Tougher Penalties Coming in Greece for “Revenge Porn” Postings

December 17, 2021

ATHENS – After a popular TV show co-host was fired over allegations by a former partner that he posted sexually explicit photos in a case of “revenge porn,” Greece’s Justice Ministry is preparing legislation to make penalties tougher.

Putting such pictures or videos on pornographic sites is now only a misdemeanor but Kathimerini said the case has pushed the New Democracy government to introdue stricter measures for the unlawful sharing and distributing of sensitive personal information by any means.

The law also currently requires victims to press charges, not authorities to initiate them amid reports there were 13 other cases so far in 2021, five of them including minors.

Kathimerini said it had seen corresponding data from the police cybercrime unit, the Hellenic Center for Safer Internet Navigation (Safeline) and the Data Protection Authority which began tracking revenge porn only in 2020.

Sources not identified told the newspaper that penalties will be even tougher if it concerns an underage victim but there were no details on what they would be. The measures would be part of an umbrella framework aimed at protecting minors and socially vulnerable groups.

What set it off were the allegations against TV presenter Stathis Panagiotopoulos, whos partner sued him two years ago, the case only now coming to light and delayed because of the COVID-19 pandemic.

His three former colleagues on the popular TV show Radio Aryvla, that has been on the air for 14 years, have filed a lawsuit against him, the paper said, seeking “redress for moral and material damages” suffered by themselves and the show, as they faced criticism on social media too over his behavior.

Panagiotopoulos has been accused by his former girlfriend of posting nude photos and videos of hers at a porn site without her consent. A trial has been set for early next year.

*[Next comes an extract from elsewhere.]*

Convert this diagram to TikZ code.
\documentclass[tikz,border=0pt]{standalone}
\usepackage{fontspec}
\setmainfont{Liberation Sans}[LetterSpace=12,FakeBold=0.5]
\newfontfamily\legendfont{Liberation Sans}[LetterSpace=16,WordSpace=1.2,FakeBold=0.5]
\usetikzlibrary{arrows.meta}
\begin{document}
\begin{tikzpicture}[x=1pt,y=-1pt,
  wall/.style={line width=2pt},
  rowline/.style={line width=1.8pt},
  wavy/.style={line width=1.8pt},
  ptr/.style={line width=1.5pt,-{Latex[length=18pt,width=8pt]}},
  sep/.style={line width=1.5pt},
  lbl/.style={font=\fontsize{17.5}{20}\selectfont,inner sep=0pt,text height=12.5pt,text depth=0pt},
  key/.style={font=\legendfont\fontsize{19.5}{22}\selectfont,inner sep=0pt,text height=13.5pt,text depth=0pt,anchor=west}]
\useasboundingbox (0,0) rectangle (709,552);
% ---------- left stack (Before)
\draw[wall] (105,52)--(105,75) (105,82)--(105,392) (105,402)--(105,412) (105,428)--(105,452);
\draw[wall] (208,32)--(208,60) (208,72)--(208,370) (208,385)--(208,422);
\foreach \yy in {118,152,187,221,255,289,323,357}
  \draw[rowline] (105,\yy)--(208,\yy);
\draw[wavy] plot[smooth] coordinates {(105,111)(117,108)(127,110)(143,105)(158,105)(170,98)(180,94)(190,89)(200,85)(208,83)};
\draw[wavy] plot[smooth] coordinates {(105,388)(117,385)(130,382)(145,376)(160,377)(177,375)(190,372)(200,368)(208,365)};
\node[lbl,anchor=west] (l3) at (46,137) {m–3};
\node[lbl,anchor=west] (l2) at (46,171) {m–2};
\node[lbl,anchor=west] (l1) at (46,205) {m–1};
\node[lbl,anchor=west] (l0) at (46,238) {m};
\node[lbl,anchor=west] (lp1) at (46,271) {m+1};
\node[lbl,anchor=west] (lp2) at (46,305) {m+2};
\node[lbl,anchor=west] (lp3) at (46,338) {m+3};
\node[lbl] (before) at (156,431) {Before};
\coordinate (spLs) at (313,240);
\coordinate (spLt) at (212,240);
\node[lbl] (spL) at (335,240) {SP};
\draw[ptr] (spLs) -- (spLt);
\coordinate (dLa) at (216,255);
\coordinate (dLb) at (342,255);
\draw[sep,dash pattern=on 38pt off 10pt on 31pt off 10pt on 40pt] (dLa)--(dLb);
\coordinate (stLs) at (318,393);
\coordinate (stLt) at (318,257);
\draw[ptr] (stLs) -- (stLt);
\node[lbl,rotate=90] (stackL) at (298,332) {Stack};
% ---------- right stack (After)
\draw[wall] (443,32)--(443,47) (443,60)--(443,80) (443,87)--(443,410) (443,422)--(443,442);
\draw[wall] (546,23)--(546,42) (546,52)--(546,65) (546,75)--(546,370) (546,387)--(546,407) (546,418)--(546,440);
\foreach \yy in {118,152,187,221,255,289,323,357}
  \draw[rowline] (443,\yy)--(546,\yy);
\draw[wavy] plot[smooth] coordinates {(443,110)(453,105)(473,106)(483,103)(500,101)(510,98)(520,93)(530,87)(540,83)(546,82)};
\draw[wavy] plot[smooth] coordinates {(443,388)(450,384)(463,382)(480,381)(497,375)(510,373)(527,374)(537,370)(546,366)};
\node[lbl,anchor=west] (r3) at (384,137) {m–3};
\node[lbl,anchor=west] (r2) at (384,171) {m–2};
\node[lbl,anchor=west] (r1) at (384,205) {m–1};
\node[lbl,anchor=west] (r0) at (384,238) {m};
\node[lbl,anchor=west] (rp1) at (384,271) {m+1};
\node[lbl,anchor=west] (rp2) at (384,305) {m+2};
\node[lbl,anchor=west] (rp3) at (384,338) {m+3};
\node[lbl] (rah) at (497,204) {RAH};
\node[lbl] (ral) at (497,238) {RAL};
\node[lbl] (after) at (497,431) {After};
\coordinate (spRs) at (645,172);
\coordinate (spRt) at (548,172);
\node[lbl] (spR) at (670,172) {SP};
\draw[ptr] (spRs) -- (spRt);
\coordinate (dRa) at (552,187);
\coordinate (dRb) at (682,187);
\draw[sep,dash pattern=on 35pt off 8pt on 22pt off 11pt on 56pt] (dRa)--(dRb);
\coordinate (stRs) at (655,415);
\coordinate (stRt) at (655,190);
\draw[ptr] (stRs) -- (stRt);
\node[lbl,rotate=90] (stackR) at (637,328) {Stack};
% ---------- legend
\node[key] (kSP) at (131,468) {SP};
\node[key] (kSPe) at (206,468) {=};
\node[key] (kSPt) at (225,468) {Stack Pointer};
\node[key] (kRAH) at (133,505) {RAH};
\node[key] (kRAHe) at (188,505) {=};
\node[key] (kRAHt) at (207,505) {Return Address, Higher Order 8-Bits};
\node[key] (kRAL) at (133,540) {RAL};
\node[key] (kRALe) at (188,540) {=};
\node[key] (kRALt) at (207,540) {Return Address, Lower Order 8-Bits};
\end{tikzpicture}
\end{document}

The International Journal of Cyber ​​Criminology said revenge porn is when someone, usually an ex-partner, posts a photo or video depicting someone’s sex life without their consent, although it’s often difficult to track who did it.

The number of complaints in Greece about the practice jumped 66 percent in 2021 over the previous year with reports that about 30 percent of those who posted the material were blackmailing the victims too.

The Data Protection Authority is already conducting investigations into reported incidents and is reportedly targeting the case concerning Panagiotopoulos, the paper also said.